The XIII International Ballet Festival of Miami's centerpiece performance at the Adrienne Arsht Center on Saturday night displayed everything that makes the festival wonderful and frustrating. Dancers from across the globe showed off stunning technical prowess and cringe-inducing mediocrity. There were vivid performances of fine modern pieces from key choreographers and uninspired renditions of overdone classics.

The question now is which of those weaknesses can be eliminated and which are an inevitable result of the event's structure and finite funding. The festival has grown considerably since its debut, thanks to its indomitable director, Pedro Pablo Peña. It has many more shows and a wider and better selection of companies and repertory.

Still, the cost of bringing dancers means that we get a string of pas de deux, which gets monotonous, tends to limit artistic depth and can favor the showiest dancers rather than the most cultivated. Joseph Phillips, a corps dancer from American Ballet Theatre, was thrillingly athletic in the pyrotechnicalfrom Flames of Paris pas de deux (with a strong but choppy Misty Copeland), but do we really need to see this Soviet chestnut? In the Pas d'Esclave from Le Corsaire, another beloved exercise in cheesey bravura, Ballet do Theatro Municipal do Rio de Janeiro's Victor Luis was flamboyantly virile and fun to watch. But the exaggerated mannerisms and weak technique of his partner Cecelia Kerche were not.

By contrast, Keiko Amemori, a lovely, subtle dance actress, and Kenneth Tindall of England's Northern Ballet Theater gave a moving and nuanced performance in a duet from David Nixon's version of Puccini's Madame Butterfly that left you hungry for more. The Royal Ballet of Flanders' Courtney Richardson and Ernesto Boada were superb in the slashing geometry of William Forsythe's in the middle somewhat elevated, a key piece from a key contemporary choreographer almost unknown here. Also thrilling were Ana Maria Lopez and Francisco Lorenzo of Spain's Nacho Duato Compañia Nacional de Danza in the tautly sweeping Cor Perdut by Duato, another globally prominent dancemaker.

Audiences love classic pas de deux, and there's a virtue in seeing how dancers do these standard-setting showpieces -- so long as they bring something to them.

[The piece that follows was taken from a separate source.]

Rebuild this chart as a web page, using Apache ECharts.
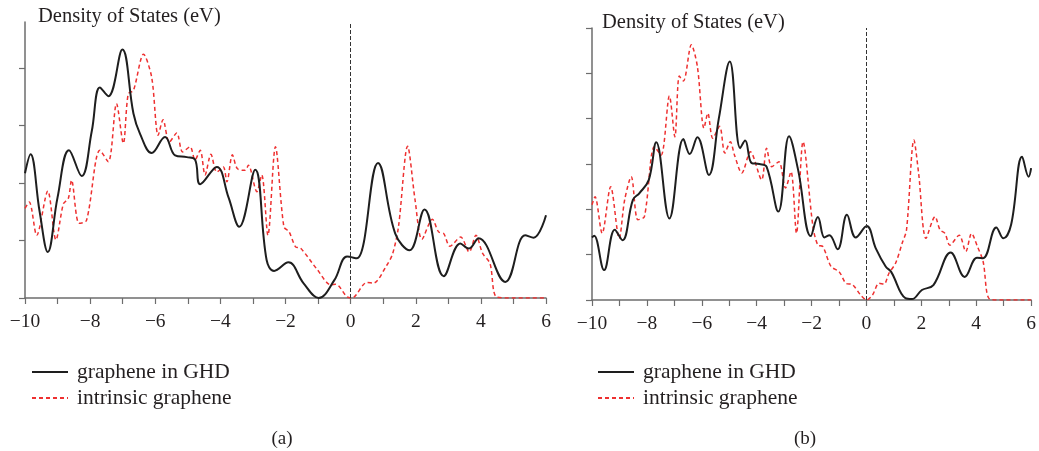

Mayuko Nihei of Mexico's Compania Nacional de Danza was pretty but insipid in Fokine's famous Dying Swan solo. On the other hand, Cubana Hayna Gutierrez of the Cuban Classical Ballet of Miami brought delicious verve to the Don Quixote pas de deux. And Shoko Nakamura of Staatsballet Berlin showed a seductive combination of delicate purity and technical steel in the Black Swan pas de deux.

The range of nationalities on display was fascinating. The three Japanese women work in England, Mexico and Germany. Boada of the Flanders company is from Cuba. Good dance and dancers can come from anywhere these days. The Festival's challenge is to choose well.